**AIM:** Leave out any picture and return the remaining listing below exactly as given.

**GIVEN DATA:**
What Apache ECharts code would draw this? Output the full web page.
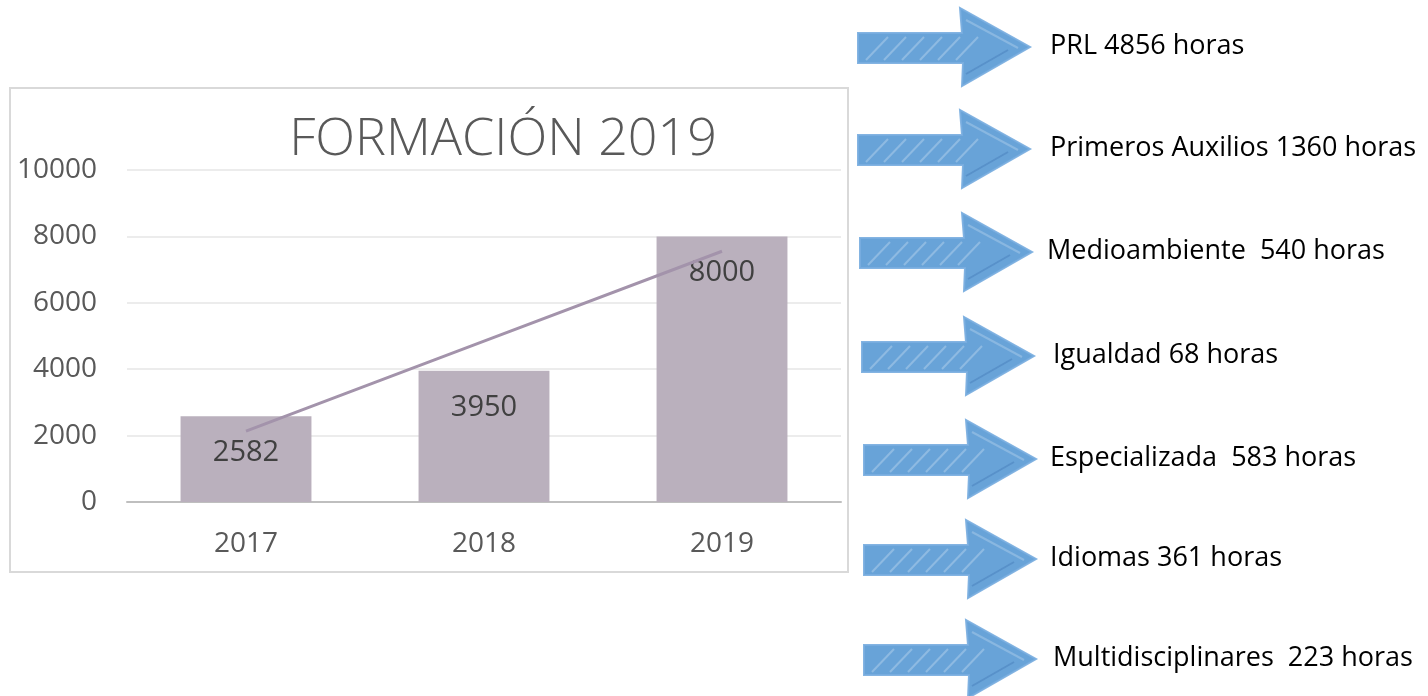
<!DOCTYPE html>
<html>
<head>
<meta charset="utf-8">
<title>Formación 2019</title>
<script src="https://cdn.jsdelivr.net/npm/echarts@6/dist/echarts.min.js"></script>
<style>
  html, body { margin: 0; padding: 0; background: #fff; }
  #main { width: 1428px; height: 696px; }
</style>
</head>
<body>
<div id="main"></div>
<script>
// datos del grafico
const years = ['2017', '2018', '2019']
const hours = [2582, 3950, 8000]
// linea de tendencia
const trendValues = [2135, 4844, 7553]
const yTicks = [0, 2000, 4000, 6000, 8000, 10000]

// cursos (flechas de la derecha)
const courseLabels = [
  'PRL 4856 horas',
  'Primeros Auxilios 1360 horas',
  'Medioambiente  540 horas',
  'Igualdad 68 horas',
  'Especializada  583 horas',
  'Idiomas 361 horas',
  'Multidisciplinares  223 horas'
]

const chart = echarts.init(document.getElementById('main'))

const arrowTops = [8, 110, 213, 317, 420, 520, 620]
const arrowLefts = [858, 858, 860, 862, 864, 864, 864]
const textX = [1050, 1050, 1047, 1053, 1050, 1050, 1053]

let graphics = [
  {
    type: 'rect',
    shape: { x: 10, y: 88, width: 838, height: 484 },
    style: { fill: 'none', stroke: '#d9d9d9', lineWidth: 2 },
    z: 0
  }
]

courseLabels.forEach((txt, i) => {
  const x = arrowLefts[i]
  const y = arrowTops[i]
  graphics.push({
    type: 'polygon',
    shape: {
      points: [
        [x, y + 25], [x + 104, y + 25], [x + 102, y], [x + 172, y + 39],
        [x + 104, y + 78], [x + 105, y + 55], [x, y + 55]
      ]
    },
    style: { fill: '#5b9bd5', stroke: '#7aaee0', lineWidth: 2, opacity: 0.92 }
  })
  // trazos claros para imitar el sombreado a mano
  for (let k = 0; k < 6; k++) {
    graphics.push({
      type: 'line',
      shape: { x1: x + 8 + k * 18, y1: y + 52, x2: x + 30 + k * 18, y2: y + 29 },
      style: { stroke: 'rgba(255,255,255,0.25)', lineWidth: 2 }
    })
  }
  graphics.push({
    type: 'line',
    shape: { x1: x + 108, y1: y + 12, x2: x + 160, y2: y + 40 },
    style: { stroke: 'rgba(255,255,255,0.22)', lineWidth: 2 }
  })
  graphics.push({
    type: 'line',
    shape: { x1: x + 108, y1: y + 66, x2: x + 150, y2: y + 42 },
    style: { stroke: 'rgba(40,90,160,0.25)', lineWidth: 2 }
  })
  graphics.push({
    type: 'text',
    x: textX[i],
    y: y + 38,
    style: {
      text: txt,
      fill: '#000',
      font: '27px "Open Sans", "Noto Sans", sans-serif',
      verticalAlign: 'middle'
    }
  })
})

chart.setOption({
  animation: false,
  title: {
    text: 'FORMACIÓN 2019',
    left: 498,
    textAlign: 'center',
    top: 109,
    textStyle: {
      fontFamily: '"Open Sans", "Noto Sans", sans-serif',
      fontWeight: 300,
      fontSize: 52,
      color: '#595959'
    }
  },
  grid: { left: 127, right: 587, top: 170, bottom: 194 },
  xAxis: {
    type: 'category',
    data: years,
    axisTick: { show: false },
    axisLine: { lineStyle: { color: '#bfbfbf', width: 2 } },
    axisLabel: {
      margin: 28,
      fontSize: 28,
      color: '#595959',
      fontFamily: '"Open Sans", sans-serif'
    }
  },
  yAxis: {
    type: 'value',
    min: yTicks[0],
    max: yTicks[yTicks.length - 1],
    interval: 2000,
    axisLine: { show: false },
    axisTick: { show: false },
    splitLine: { lineStyle: { color: '#ececec', width: 2 } },
    axisLabel: {
      margin: 30,
      fontSize: 28,
      color: '#595959',
      fontFamily: '"Open Sans", sans-serif',
      formatter: v => String(v)
    }
  },
  series: [
    {
      name: 'Horas',
      type: 'bar',
      data: hours,
      barWidth: '55%',
      itemStyle: { color: '#bab0bd' },
      label: {
        show: true,
        position: 'insideTop',
        distance: 22,
        fontSize: 29,
        color: '#404040',
        fontFamily: '"Open Sans", sans-serif'
      }
    },
    {
      name: 'Tendencia',
      type: 'line',
      data: trendValues,
      symbol: 'none',
      lineStyle: { color: '#a393ab', width: 3 },
      z: 3
    }
  ],
  graphic: graphics
})
</script>
</body>
</html>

**WORKED SOLUTION:**
What Apache ECharts code would draw this? Output the full web page.
<!DOCTYPE html>
<html>
<head>
<meta charset="utf-8">
<title>Formación 2019</title>
<script src="https://cdn.jsdelivr.net/npm/echarts@6/dist/echarts.min.js"></script>
<style>
  html, body { margin: 0; padding: 0; background: #fff; }
  #main { width: 1428px; height: 696px; }
</style>
</head>
<body>
<div id="main"></div>
<script>
// datos del grafico
const years = ['2017', '2018', '2019']
const hours = [2582, 3950, 8000]
// linea de tendencia
const trendValues = [2135, 4844, 7553]
const yTicks = [0, 2000, 4000, 6000, 8000, 10000]

// cursos (flechas de la derecha)
const courseLabels = [
  'PRL 4856 horas',
  'Primeros Auxilios 1360 horas',
  'Medioambiente  540 horas',
  'Igualdad 68 horas',
  'Especializada  583 horas',
  'Idiomas 361 horas',
  'Multidisciplinares  223 horas'
]

const chart = echarts.init(document.getElementById('main'))

const arrowTops = [8, 110, 213, 317, 420, 520, 620]
const arrowLefts = [858, 858, 860, 862, 864, 864, 864]
const textX = [1050, 1050, 1047, 1053, 1050, 1050, 1053]

let graphics = [
  {
    type: 'rect',
    shape: { x: 10, y: 88, width: 838, height: 484 },
    style: { fill: 'none', stroke: '#d9d9d9', lineWidth: 2 },
    z: 0
  }
]

courseLabels.forEach((txt, i) => {
  const x = arrowLefts[i]
  const y = arrowTops[i]
  graphics.push({
    type: 'polygon',
    shape: {
      points: [
        [x, y + 25], [x + 104, y + 25], [x + 102, y], [x + 172, y + 39],
        [x + 104, y + 78], [x + 105, y + 55], [x, y + 55]
      ]
    },
    style: { fill: '#5b9bd5', stroke: '#7aaee0', lineWidth: 2, opacity: 0.92 }
  })
  // trazos claros para imitar el sombreado a mano
  for (let k = 0; k < 6; k++) {
    graphics.push({
      type: 'line',
      shape: { x1: x + 8 + k * 18, y1: y + 52, x2: x + 30 + k * 18, y2: y + 29 },
      style: { stroke: 'rgba(255,255,255,0.25)', lineWidth: 2 }
    })
  }
  graphics.push({
    type: 'line',
    shape: { x1: x + 108, y1: y + 12, x2: x + 160, y2: y + 40 },
    style: { stroke: 'rgba(255,255,255,0.22)', lineWidth: 2 }
  })
  graphics.push({
    type: 'line',
    shape: { x1: x + 108, y1: y + 66, x2: x + 150, y2: y + 42 },
    style: { stroke: 'rgba(40,90,160,0.25)', lineWidth: 2 }
  })
  graphics.push({
    type: 'text',
    x: textX[i],
    y: y + 38,
    style: {
      text: txt,
      fill: '#000',
      font: '27px "Open Sans", "Noto Sans", sans-serif',
      verticalAlign: 'middle'
    }
  })
})

chart.setOption({
  animation: false,
  title: {
    text: 'FORMACIÓN 2019',
    left: 498,
    textAlign: 'center',
    top: 109,
    textStyle: {
      fontFamily: '"Open Sans", "Noto Sans", sans-serif',
      fontWeight: 300,
      fontSize: 52,
      color: '#595959'
    }
  },
  grid: { left: 127, right: 587, top: 170, bottom: 194 },
  xAxis: {
    type: 'category',
    data: years,
    axisTick: { show: false },
    axisLine: { lineStyle: { color: '#bfbfbf', width: 2 } },
    axisLabel: {
      margin: 28,
      fontSize: 28,
      color: '#595959',
      fontFamily: '"Open Sans", sans-serif'
    }
  },
  yAxis: {
    type: 'value',
    min: yTicks[0],
    max: yTicks[yTicks.length - 1],
    interval: 2000,
    axisLine: { show: false },
    axisTick: { show: false },
    splitLine: { lineStyle: { color: '#ececec', width: 2 } },
    axisLabel: {
      margin: 30,
      fontSize: 28,
      color: '#595959',
      fontFamily: '"Open Sans", sans-serif',
      formatter: v => String(v)
    }
  },
  series: [
    {
      name: 'Horas',
      type: 'bar',
      data: hours,
      barWidth: '55%',
      itemStyle: { color: '#bab0bd' },
      label: {
        show: true,
        position: 'insideTop',
        distance: 22,
        fontSize: 29,
        color: '#404040',
        fontFamily: '"Open Sans", sans-serif'
      }
    },
    {
      name: 'Tendencia',
      type: 'line',
      data: trendValues,
      symbol: 'none',
      lineStyle: { color: '#a393ab', width: 3 },
      z: 3
    }
  ],
  graphic: graphics
})
</script>
</body>
</html>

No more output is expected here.